De16 h à 17h, une lecture, placée sous le vocable
Voix croisées, était prévue dans les hauteurs de la ville, dans la cour du Lycée Paul Valéry, qui s'ouvrait aux festivités pour la première fois. J'y assistais et en fais le compte rendu.
Le temps est à l'orage. Deux poètes, Paulo José Miranda et Claudio Pozzani, la violoniste Mélanie Arnal, une comédienne et un présentateur font face au public installé sur des chaises.
Paulo José Miranda, poète, romancier et dramaturge lit en portugais un premier texte, aussitôt repris en français par la comédienne, Isabelle Peuchlestrade.

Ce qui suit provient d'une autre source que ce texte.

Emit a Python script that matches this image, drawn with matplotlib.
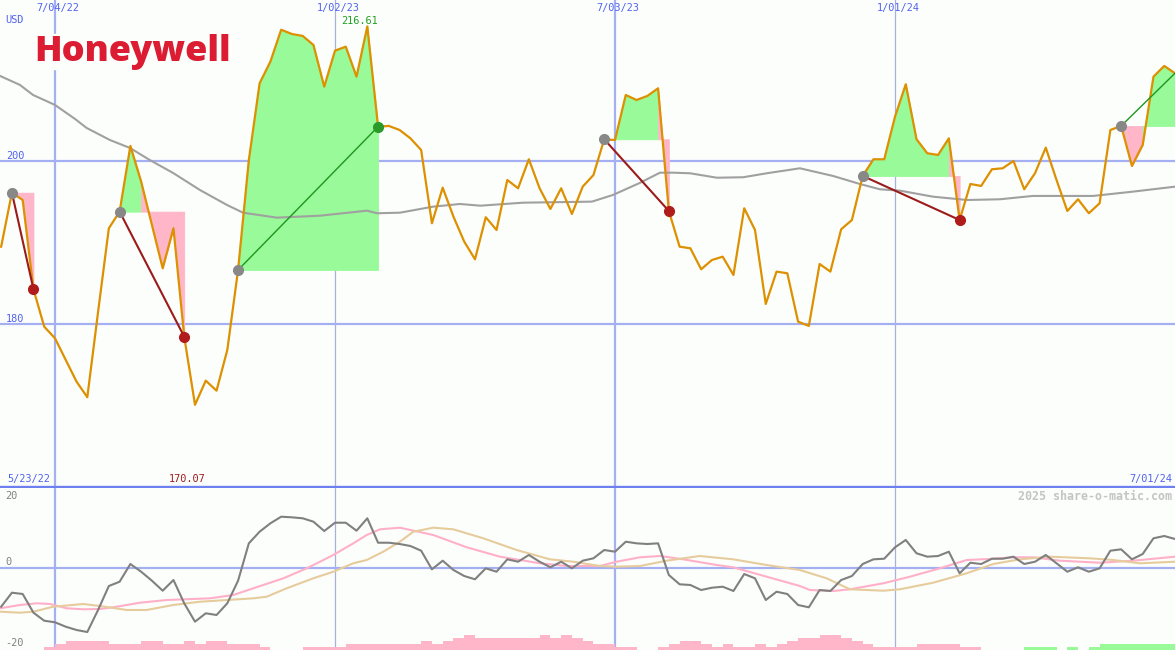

L'auteur est publié en français pour la première fois par les éditions Al Manar à l'occasion du festival. Il est né en 1965 au Portugal et vit au Brésil depuis 2005, à Fazenda Rio Grande, dans la région métropolitaine de Curitiba.
autoportrait 1
combien de beauté faudra-t-il décrire
pour qu'un cœur s'agenouille devant l'existence d'un autre
combien de verdure verrons-nous dans les champs
bien avant
les carillons des cloches dans les villages dans ta bouche
combien d'enfants le matin sur le chemin de l'école
pour si peu de mains qui plantent
un quelconque dessein
une quelconque graine de dieu
et tant de dieu
pour si peu d'humain
ravivant la flamme à tous les gestes tendres
aux forêts blanches des grammaires
Il y en aura encore
il y en aura peu
qui dans les décombres d'un livre trouveront
leur visage dans les mains d'un autre
in
Autoportraits, traduits du portugais par Sofia Queiros, aux éditions Al Manar, 2016, p.7
Claudio Pozzani lit à son tour des textes de son recueil,
Cette page déchirée, paru chez Al Manar en 2012.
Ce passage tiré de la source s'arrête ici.